I started a thread today about US deployments that were making me nervous. After a couple of questions that came out in that thread about one or two
aircraft involved, I thought I'd do a primer on the more important US aircraft that are currently in play near North Korea.
This aircraft is fielded by the Navy, originally as a command post for relaying orders through VLF/ELF radio signals. The reason that this aircraft
is somewhat important is that after the EC-135 Looking Glass aircraft was retired, the E-6B was refitted with a Battle Staff position, to carry a
staff of commanders that are capable of relaying orders from the NCA to the military units in the field, including submarines.
One of the more interesting features of the E-6B is the Trailing Wire Antenna system, used to talk to submarines. It's basically a metal cone, on a
wire that extends several miles behind the aircraft. When in use, the entire cable holding the cone becomes a radio antenna. Two E-6B aircraft
recently left Tinker AFB, deploying to the region it is assumed.
The B-1B is one of the main bombers in the Air Force inventory. It's capable of supersonic speeds, and a large payload. It's a swing wing design,
where the wings will move forward and back depending on the speed of the aircraft (forward for slow speeds, back for high speeds). It holds multiple
records for speed over a closed course, climb speed, payload, and many others.
The Lancer is capable of multiple types of payloads, from JDAMs, to cruise missiles, to Small Diameter Bombs. Seven B-1Bs deployed from Dyess AFB,
requesting weather en route to Anderson AB. There are an unknown number already deployed there (probably 5-6).

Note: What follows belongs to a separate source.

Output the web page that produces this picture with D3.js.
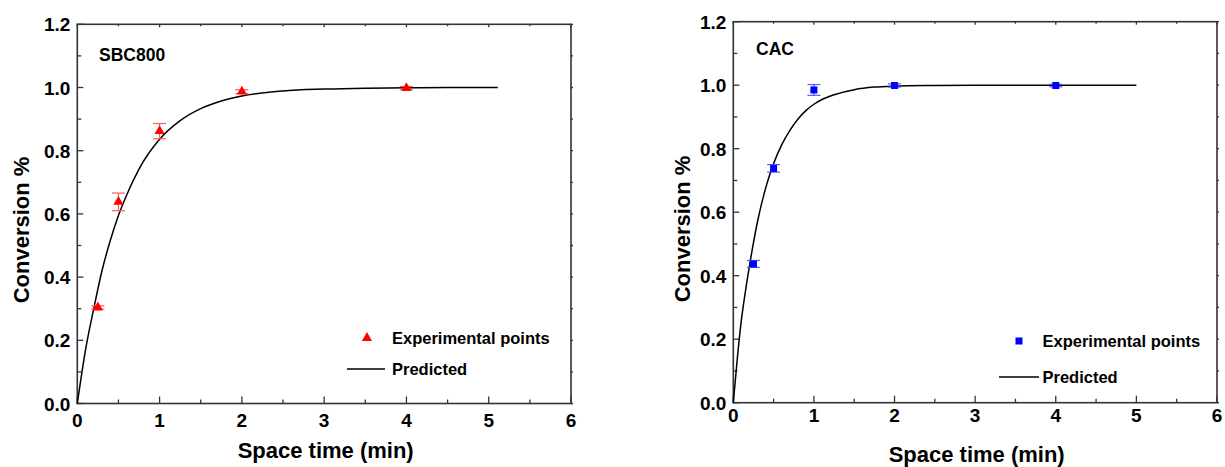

84 500-pound Mk-82 or 24 2,000-pound Mk-84 general purpose bombs; up to 84 500-pound Mk-62 or 8 2,000-pound Mk-65 Quick Strike naval mines; 30
cluster munitions (CBU-87, -89, -97) or 30 Wind-Corrected Munitions Dispensers (CBU-103, -104, -105); up to 24 2,000-pound GBU-31 or 15 500-pound
GBU-38 Joint Direct Attack Munitions; up to 24 AGM-158A Joint Air-to-Surface Standoff Missiles; GBU-54 Laser Joint Direct Attack Munition
(or BUFF for Big Ugly Fat.....Fellow)
The B-52 is by far the oldest aircraft in the inventory. The youngest of them was delivered in 1962. The version in use today is the H model,
equipped with four pods of two turbofans each, for a total of eight engines. They have a very impressive electronic warfare suite on board, but are
limited to attacking targets that are in less defended areas, due to their age. They are generally used as a cruise missile launch platform in the
early days of a conflict.
The B-52 was the primary bomber in use during the Cold War and was used extensively during Vietnam. They would fly missions from the US mainland, to
Vietnam, landing at a base in the area afterwards for crew rest, after which they would return home, or stay in the area flying missions. They would
also fly 24 hour long missions known as "Chrome Dome" where they would orbit near the North Pole carrying nuclear weapons on airborne alert. There
are currently 6 B-52s from Minot AFB deployed at Anderson AB.
The B-2 is probably the best "known" of the bombers. It's the youngest in the inventory, and has a history of flying insanely long bombing missions
out of their home base in Whiteman Missouri, usually returning there after hitting their targets.
There are currently two B-2s forward deployed at Anderson AB Guam. The bombers are capable of carrying between 40,000-60,000 pounds of ordinance, in
various configurations. More importantly however, is the B-2 is the only aircraft in the US inventory capable of carrying the Massive Ordnance
Penetrator (MOP), a 30,000 pound bomb capable of hitting targets buried deep underground. The B-2 is capable of carrying two of the bombs.
RC-135S COBRA BALL
The RC-135 family is a signals/electronic intelligence aircraft based on the KC-135 platform. Originally equipped with basic electronic intelligence
capabilities, depending on the model (of which there are many), they are capable of tracking ballistic missiles, to eavesdropping on a cell phone call
in the middle of Times Square, to many things in between.
The RC-135 family was recently reengined with the CFM-56 used on the KC-135R model aircraft. This gives them a greater range and loiter time. The
RC-135S is equipped with a "cheek" mounted phased array radar system designed to track missiles from launch, as well as a pair of high resolution
cameras mounted inside the fuselage. Interestingly, the models with cameras will have the right wing painted matte black, to dull any sun reflection
to keep from blinding the cameras.
RC-135s have been used to identify and plot SAM sites, in a very dangerous cat and mouse game. They would fly along an area of border, staying in
international airspace, then fly towards the suspected SAM site, trying to get them to bring their radars up and lock onto the aircraft. The site
could then be plotted, and identified by the radar used.
And there you have the (currently) most important players in the region. I'm leaving out the fighters, because there are too many, and right now,
they're pretty much non-entities, until or unless the shooting starts. These are the aircraft to keep an eye on up until that point.